People with OCD may function well enough, despite their symptoms, by using the strategies of a flexible brain mechanism called declarative memory.
Engaging declarative memory allows those with OCD to control, to some degree, their compulsions. It also lets people with Tourette syndrome manage their tics, and Individuals with autism to learn behavioral scripts for social situations.
Recalling Facts and Events
Our declarative, or explicit memory is one part of our long-term memory function. The other part is called implicit, or procedural memory.
Knowing what has happened, and remembering facts, is the job of declarative memory. We consciously recall information stored there. Declarative memory involves our brain’s hippocampus, but the memories are “stored” in the temporal cortex and other areas.
Procedural memory is the unconscious recall of how to do things—our skills. It primarily involves movements of the body (e.g., riding a bike, tying shoelaces), and is encoded in motor control regions of the brain.

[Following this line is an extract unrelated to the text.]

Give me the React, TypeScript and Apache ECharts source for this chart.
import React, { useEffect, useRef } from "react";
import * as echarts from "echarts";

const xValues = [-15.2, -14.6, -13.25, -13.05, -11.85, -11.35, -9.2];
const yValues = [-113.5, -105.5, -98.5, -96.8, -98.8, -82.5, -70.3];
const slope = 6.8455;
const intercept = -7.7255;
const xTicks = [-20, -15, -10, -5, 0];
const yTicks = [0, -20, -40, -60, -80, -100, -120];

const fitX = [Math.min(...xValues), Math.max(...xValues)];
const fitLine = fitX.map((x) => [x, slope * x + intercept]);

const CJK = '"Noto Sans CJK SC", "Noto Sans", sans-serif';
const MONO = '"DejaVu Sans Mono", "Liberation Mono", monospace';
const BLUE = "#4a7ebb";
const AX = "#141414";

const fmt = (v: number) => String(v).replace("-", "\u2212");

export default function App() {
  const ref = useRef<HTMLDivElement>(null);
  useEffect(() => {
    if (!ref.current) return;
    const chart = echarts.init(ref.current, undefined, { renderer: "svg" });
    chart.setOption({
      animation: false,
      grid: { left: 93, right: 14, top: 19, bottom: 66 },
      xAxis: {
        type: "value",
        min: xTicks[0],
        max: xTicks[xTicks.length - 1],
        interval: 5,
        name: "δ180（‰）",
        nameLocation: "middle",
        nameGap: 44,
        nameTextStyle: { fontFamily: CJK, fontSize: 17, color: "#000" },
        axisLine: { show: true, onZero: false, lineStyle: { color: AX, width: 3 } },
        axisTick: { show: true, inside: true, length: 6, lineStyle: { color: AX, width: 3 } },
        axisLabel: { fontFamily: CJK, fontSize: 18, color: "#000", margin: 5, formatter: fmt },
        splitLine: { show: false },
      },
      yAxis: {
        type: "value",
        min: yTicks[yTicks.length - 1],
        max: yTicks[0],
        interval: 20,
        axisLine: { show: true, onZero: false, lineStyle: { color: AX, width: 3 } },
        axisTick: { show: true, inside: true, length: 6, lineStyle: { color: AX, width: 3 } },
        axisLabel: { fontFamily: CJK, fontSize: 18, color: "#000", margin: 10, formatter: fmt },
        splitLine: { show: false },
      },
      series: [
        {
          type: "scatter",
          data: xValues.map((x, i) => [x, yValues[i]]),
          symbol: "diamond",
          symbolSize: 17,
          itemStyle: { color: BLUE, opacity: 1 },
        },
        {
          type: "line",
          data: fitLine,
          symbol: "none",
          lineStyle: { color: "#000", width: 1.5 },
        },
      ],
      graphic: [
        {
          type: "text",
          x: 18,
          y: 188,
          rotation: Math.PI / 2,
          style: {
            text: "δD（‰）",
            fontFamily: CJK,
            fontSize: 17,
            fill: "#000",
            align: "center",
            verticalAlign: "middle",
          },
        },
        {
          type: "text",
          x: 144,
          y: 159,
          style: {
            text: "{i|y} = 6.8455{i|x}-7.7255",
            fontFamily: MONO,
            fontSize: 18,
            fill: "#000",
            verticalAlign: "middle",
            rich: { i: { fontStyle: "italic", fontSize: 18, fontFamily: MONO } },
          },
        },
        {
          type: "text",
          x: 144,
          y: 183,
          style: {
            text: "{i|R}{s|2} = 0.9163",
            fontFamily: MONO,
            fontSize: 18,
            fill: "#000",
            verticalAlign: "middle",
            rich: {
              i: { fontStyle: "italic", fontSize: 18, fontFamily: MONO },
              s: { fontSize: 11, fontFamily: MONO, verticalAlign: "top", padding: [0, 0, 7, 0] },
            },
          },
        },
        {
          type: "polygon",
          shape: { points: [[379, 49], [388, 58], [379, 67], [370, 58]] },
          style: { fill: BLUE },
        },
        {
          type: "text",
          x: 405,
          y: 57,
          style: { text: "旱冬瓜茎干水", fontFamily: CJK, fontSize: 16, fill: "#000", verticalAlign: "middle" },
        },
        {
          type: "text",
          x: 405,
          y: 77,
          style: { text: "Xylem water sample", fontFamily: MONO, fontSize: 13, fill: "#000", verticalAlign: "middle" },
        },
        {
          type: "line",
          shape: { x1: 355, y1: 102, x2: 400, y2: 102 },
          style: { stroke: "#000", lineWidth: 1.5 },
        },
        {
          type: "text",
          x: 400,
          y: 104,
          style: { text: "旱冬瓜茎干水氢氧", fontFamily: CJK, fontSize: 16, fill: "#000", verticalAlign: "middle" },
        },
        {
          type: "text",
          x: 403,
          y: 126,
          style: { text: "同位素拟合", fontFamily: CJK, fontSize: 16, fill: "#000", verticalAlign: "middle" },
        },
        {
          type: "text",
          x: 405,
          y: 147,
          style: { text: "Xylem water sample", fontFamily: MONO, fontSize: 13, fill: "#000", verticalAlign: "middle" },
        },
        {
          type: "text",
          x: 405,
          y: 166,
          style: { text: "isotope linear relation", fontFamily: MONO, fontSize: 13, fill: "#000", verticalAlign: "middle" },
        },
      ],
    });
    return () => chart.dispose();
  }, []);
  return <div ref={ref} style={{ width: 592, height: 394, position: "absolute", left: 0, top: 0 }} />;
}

Helpful Strategies, New Treatments
Our declarative memory is amazingly flexible since it learns things both consciously and non-consciously. This makes it able to acquire a variety of compensatory strategies, and fill in for impaired brain systems. These declarative strategies are what people with OCD or Tourette syndrome may use to manage their symptoms.
Although declarative memory can step in for impaired brain functions, it cannot do these functions as well. So, people with disorders such as OCD usually have noticeable difficulties despite the declarative memory help. However, knowing how our memory steps in to assist may lead to improved treatment methods.
Creating treatments that engage declarative memory may increase the compensation that declarative memory provides. Conversely, developing treatments that avoid using the declarative system might improve the functioning of impaired brain systems, and maybe reduce symptoms.
Hypothetical Possibilities
The same declarative memory mechanism that helps those with OCD might also assist people with ADHD, aphasia (cannot express using speech), and Parkinson’s disease. Research into the declarative function may have diagnosis and treatment implications for various disorders.
Though still a hypothesis, the role of declarative memory in OCD is based on decades of research. This hypothesis is proposed by a neuroscientist at Georgetown University Medical Center and will be published in the Neuroscience and Biobehavioral Reviews in April.